Uma das portas que está quase a fechar-se é a da saída sem acordo. A semana passada mostrou que há uma maioria clara nos Comuns contra a saída sem acordo. Se no dia 12 de Março, os deputados rejeitarem de novo o acordo assinado por Theresa May, no dia seguinte haverá uma votação a proibir uma saída sem acordo. Tudo aponta para um voto a impedir o chamado “hard Brexit”. A partir desse voto, a saída sem acordo fica afastada. Um adiamento da data do Brexit nada altera a esse respeito.

Ironicamente, só um segundo referendo poderia trazer de volta a hipótese do “hard Brexit”. Todos os que defendem um segundo referendo acreditam que desta vez o voto “Remain” ganharia. Mas muitas dessas pessoas esperavam o mesmo no primeiro referendo, e perderam. A história poderia repetir-se. Parece-me evidente que uma segunda vitória do voto “Leave” acabaria com um “hard Brexit”. Seria esse o mandato político de uma segunda derrota num referendo.

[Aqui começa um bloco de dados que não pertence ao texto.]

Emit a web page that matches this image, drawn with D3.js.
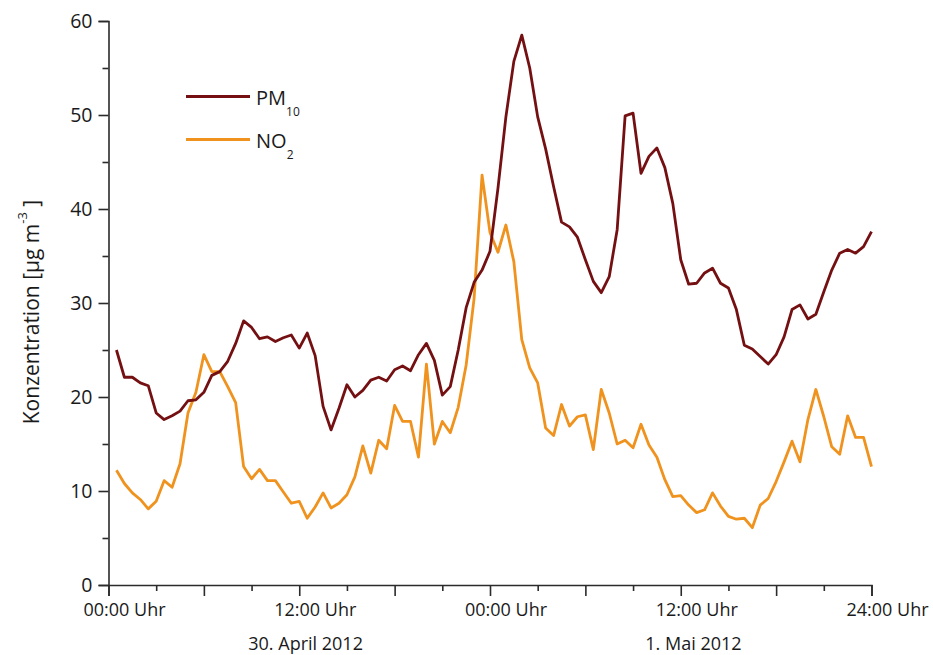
<!DOCTYPE html>
<html>
<head>
<meta charset="utf-8">
<script src="https://cdn.jsdelivr.net/npm/d3@7"></script>
<style>
  html, body { margin: 0; padding: 0; background: #fff; }
  svg { display: block; }
  text { font-family: "Open Sans", "DejaVu Sans", sans-serif; fill: #1a1a1a; }
</style>
</head>
<body>
<svg id="chart" width="933" height="655"></svg>
<script>
// ---- data (hours since 30 April 2012 00:00, half-hourly) ----
const hours = [
  0.5, 1, 1.5, 2, 2.5, 3, 3.5, 4, 4.5, 5, 5.5, 6, 6.5, 7, 7.5, 8,
  8.5, 9, 9.5, 10, 10.5, 11, 11.5, 12, 12.5, 13, 13.5, 14, 14.5, 15, 15.5, 16,
  16.5, 17, 17.5, 18, 18.5, 19, 19.5, 20, 20.5, 21, 21.5, 22, 22.5, 23, 23.5, 24,
  24.5, 25, 25.5, 26, 26.5, 27, 27.5, 28, 28.5, 29, 29.5, 30, 30.5, 31, 31.5, 32,
  32.5, 33, 33.5, 34, 34.5, 35, 35.5, 36, 36.5, 37, 37.5, 38, 38.5, 39, 39.5, 40,
  40.5, 41, 41.5, 42, 42.5, 43, 43.5, 44, 44.5, 45, 45.5, 46, 46.5, 47, 47.5, 48
];
const pm10 = [
  25.0, 22.1, 22.1, 21.5, 21.2, 18.3, 17.6, 18.0, 18.5, 19.6, 19.7, 20.5, 22.3, 22.7, 23.8, 25.7,
  28.1, 27.4, 26.2, 26.4, 25.9, 26.3, 26.6, 25.2, 26.8, 24.4, 19.0, 16.5, 18.8, 21.3, 20.0, 20.7,
  21.8, 22.1, 21.7, 22.9, 23.3, 22.8, 24.5, 25.7, 23.9, 20.2, 21.1, 25.0, 29.5, 32.2, 33.5, 35.5,
  42.2, 49.8, 55.7, 58.5, 55.0, 49.8, 46.4, 42.4, 38.6, 38.1, 37.0, 34.6, 32.3, 31.1, 32.8, 37.8,
  49.9, 50.2, 43.8, 45.6, 46.5, 44.4, 40.6, 34.6, 32.0, 32.1, 33.2, 33.7, 32.1, 31.6, 29.3, 25.5,
  25.1, 24.3, 23.5, 24.5, 26.4, 29.3, 29.8, 28.3, 28.8, 31.2, 33.5, 35.3, 35.7, 35.3, 36.0, 37.6
];
const no2 = [
  12.2, 10.8, 9.8, 9.1, 8.1, 8.9, 11.1, 10.4, 12.9, 18.3, 20.5, 24.5, 22.7, 22.7, 21.1, 19.4,
  12.6, 11.3, 12.3, 11.1, 11.1, 9.9, 8.7, 8.9, 7.1, 8.3, 9.8, 8.2, 8.7, 9.6, 11.5, 14.8,
  11.9, 15.4, 14.5, 19.1, 17.4, 17.4, 13.6, 23.5, 15.0, 17.4, 16.2, 18.9, 23.4, 30.5, 43.6, 37.5,
  35.4, 38.3, 34.4, 26.1, 23.1, 21.5, 16.7, 15.9, 19.2, 16.9, 17.9, 18.1, 14.4, 20.8, 18.3, 15.0,
  15.4, 14.6, 17.1, 14.9, 13.6, 11.2, 9.4, 9.5, 8.5, 7.7, 8.0, 9.8, 8.4, 7.3, 7.0, 7.1,
  6.1, 8.5, 9.2, 11.0, 13.1, 15.3, 13.1, 17.6, 20.8, 17.9, 14.7, 13.9, 18.0, 15.7, 15.7, 12.6
];
const xMajorTicks = [0, 6, 12, 18, 24, 30, 36, 42, 48];
const xMinorTicks = [3, 9, 15, 21, 27, 33, 39, 45];
const xLabelTicks = [0, 12, 24, 36, 48];
const xTickLabels = ["00:00 Uhr", "12:00 Uhr", "00:00 Uhr", "12:00 Uhr", "24:00 Uhr"];
const dayLabels = ["30. April 2012", "1. Mai 2012"];
const dayLabelHours = [12.4, 36.8];
const yMajorTicks = [0, 10, 20, 30, 40, 50, 60];
const yMinorTicks = [5, 15, 25, 35, 45, 55];

const colors = { pm10: "#741012", no2: "#f0921e" };

// ---- layout ----
const svg = d3.select("#chart");
const x = d3.scaleLinear().domain([0, 48]).range([108.5, 871.5]);
const y = d3.scaleLinear().domain([0, 60]).range([585, 21]);

const axisColor = "#2b2b2b";

// X axis: major ticks
const gx = svg.append("g").attr("transform", `translate(0,${y(0)})`);
gx.call(d3.axisBottom(x).tickValues(xMajorTicks).tickSize(11).tickFormat(""));
gx.call(g => g.select(".domain").attr("stroke", axisColor).attr("stroke-width", 1.6));
gx.selectAll(".tick line").attr("stroke", axisColor).attr("stroke-width", 1.6);
const gxm = svg.append("g").attr("transform", `translate(0,${y(0)})`);
gxm.call(d3.axisBottom(x).tickValues(xMinorTicks).tickSize(6).tickFormat(""));
gxm.select(".domain").remove();
gxm.selectAll(".tick line").attr("stroke", axisColor).attr("stroke-width", 1.6);

// X labels
svg.append("g").selectAll("text").data(xLabelTicks).join("text")
  .attr("x", d => x(d) + 16)
  .attr("y", 616)
  .attr("text-anchor", "middle")
  .attr("font-size", 18)
  .text((d, i) => xTickLabels[i]);

svg.append("g").selectAll("text").data(dayLabels).join("text")
  .attr("x", (d, i) => x(dayLabelHours[i]))
  .attr("y", 650)
  .attr("text-anchor", "middle")
  .attr("font-size", 18)
  .text(d => d);

// Y axis
const gy = svg.append("g").attr("transform", `translate(${x(0)},0)`);
gy.call(d3.axisLeft(y).tickValues(yMajorTicks).tickSize(10).tickPadding(6).tickFormat(d3.format("d")));
gy.select(".domain").attr("stroke", axisColor).attr("stroke-width", 1.6);
gy.selectAll(".tick line").attr("stroke", axisColor).attr("stroke-width", 1.6);
gy.selectAll(".tick text").attr("font-size", 19.5).attr("font-family", '"Open Sans", sans-serif').attr("fill", "#1a1a1a");
const gym = svg.append("g").attr("transform", `translate(${x(0)},0)`);
gym.call(d3.axisLeft(y).tickValues(yMinorTicks).tickSize(6).tickFormat(""));
gym.select(".domain").remove();
gym.selectAll(".tick line").attr("stroke", axisColor).attr("stroke-width", 1.6);

// Y title
const yt = svg.append("text")
  .attr("transform", "translate(39,312) rotate(-90)")
  .attr("text-anchor", "middle")
  .attr("font-size", 21);
yt.append("tspan").text("Konzentration [µg m");
yt.append("tspan").attr("dy", -12).attr("font-size", 13).text("-3");
yt.append("tspan").attr("dy", 12).text(" ]");

// Lines
const line = d3.line().x((d, i) => x(hours[i])).y(d => y(d));
svg.append("path").datum(no2)
  .attr("fill", "none").attr("stroke", colors.no2).attr("stroke-width", 2.8)
  .attr("stroke-linejoin", "round").attr("d", line);
svg.append("path").datum(pm10)
  .attr("fill", "none").attr("stroke", colors.pm10).attr("stroke-width", 2.8)
  .attr("stroke-linejoin", "round").attr("d", line);

// Legend
const legend = [
  { key: "pm10", main: "PM", sub: "10", y: 96.5 },
  { key: "no2", main: "NO", sub: "2", y: 139.5 }
];
const lg = svg.append("g");
lg.selectAll("line").data(legend).join("line")
  .attr("x1", 186).attr("x2", 250)
  .attr("y1", d => d.y).attr("y2", d => d.y)
  .attr("stroke", d => colors[d.key]).attr("stroke-width", 3);
const lt = lg.selectAll("text").data(legend).join("text")
  .attr("x", 256).attr("y", d => d.y + 8)
  .attr("font-size", 20);
lt.append("tspan").text(d => d.main);
lt.append("tspan").attr("dy", 11).attr("font-size", 12).text(d => d.sub);
</script>
</body>
</html>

A decisão do partido Trabalhista de defender o segundo referendo parece sugerir que as hipóteses de uma segunda consulta popular aumentaram. Não estou convencido. Muitos deputados trabalhistas não querem um segundo referendo, especialmente aqueles que foram eleitos em localidades que votaram a favor do Brexit. O próprio Jeremy Corbyn não quer um segundo referendo. Politicamente, seria penoso ter que fazer uma campanha a favor do voto “Remain”, especialmente porque é a favor da saída da União Europeia. Corbyn tomou a decisão a favor de um segundo referendo apenas para evitar mais abandonos da bancada trabalhista no parlamento. Além disso, a maioria dos deputados britânicos percebeu que um segundo referendo seria um exercício político muito complicado. Como poderiam justificar perante os britânicos a sua incapacidade de executarem a decisão popular e democrática do primeiro referendo?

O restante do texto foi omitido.